If you are able to see the 1 and 2 pop up on both monitors, it is probably working okay. If you have extended your desktop across your projector, you may want to try bringing up a notepad window, then grabbing it and moving it around your two desktops.
Could it be that you have successfully extended your desktop to the projector, but nothing is on that part of your desktop, so you see nothing but black? The Start bar will only appear on the primary display.
Oh, also ... if you want the same image on both monitors, you can set your desktop to "clone" mode ... at least that is what NView calls it. Your options may vary.
Black Bart
Oct 21 2006, 02:50 AM
all fixed, the problem was i needed to drag the screen over.
now i think i have the fresnels backward, not alot of light and am almost out to the end of focus.
which way is the fresnels supose to point when they are in? ridges pointing tward or away from the screen?
watched a movie toinight on it, it sucked, poor screen, poor optics, almost unwatchable without the condenser, that is why i am thinking the fresnels are reversed, and or in the wrong location.
will be measuring everything again tomorrow and checking in here to find out about the fresnels.
thanks for the info guys
jonjandran
Oct 21 2006, 03:19 AM
QUOTE (Black Bart @ Oct 20 2006, 10:50 PM)

all fixed, the problem was i needed to drag the screen over.
now i think i have the fresnels backward, not alot of light and am almost out to the end of focus.
which way is the fresnels supose to point when they are in? ridges pointing tward or away from the screen?

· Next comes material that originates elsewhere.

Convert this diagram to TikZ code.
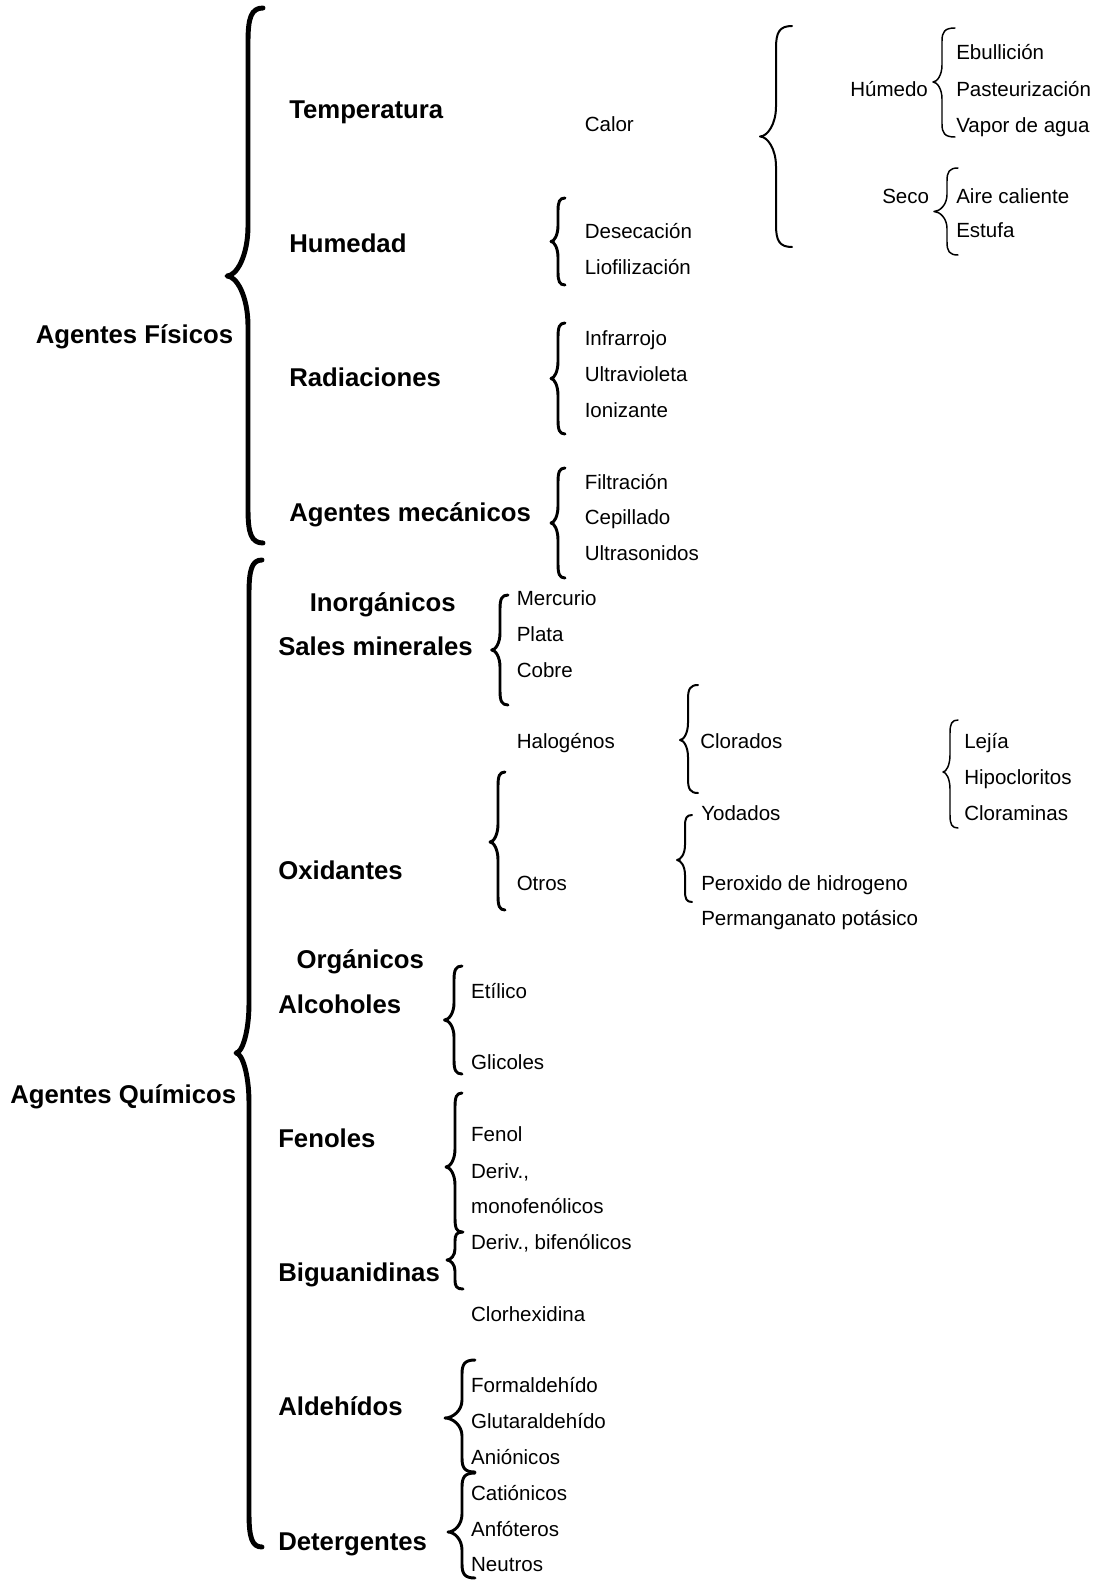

watched a movie toinight on it, it sucked, poor screen, poor optics, almost unwatchable without the condenser, that is why i am thinking the fresnels are reversed, and or in the wrong location.
will be measuring everything again tomorrow and checking in here to find out about the fresnels.
thanks for the info guys
Grooves face the Lcd in a split setup. Grooves face eachother in an unsplit setup.
Adjustability is a MUST. 1/2" can mean a world of difference. Tinker, tinker, then tinker some more.
Black Bart
Jun 26 2008, 12:45 AM
im back.
i am replying to all my threads so others can see what i made so far. I never went any furthe with this prodject and it will be on ebay in the morning. ill post a link over in the classifieds.
I do appreciate all the help everyone give to me and i hope that i was able to help out a little as well with glass info, painting, and some other ideas.
I just didnt have time to put into this anymore and it has sat ever since.
scott
lonewolfmichigan
Jun 26 2008, 02:02 AM
Well ,you gave it your best shot Black Bart.DIY projection is/can be a precise art .Getting everything right takes alot of time and in some cases,money.Gaining knowledge in any subject makes you a wiser person in the process in any case.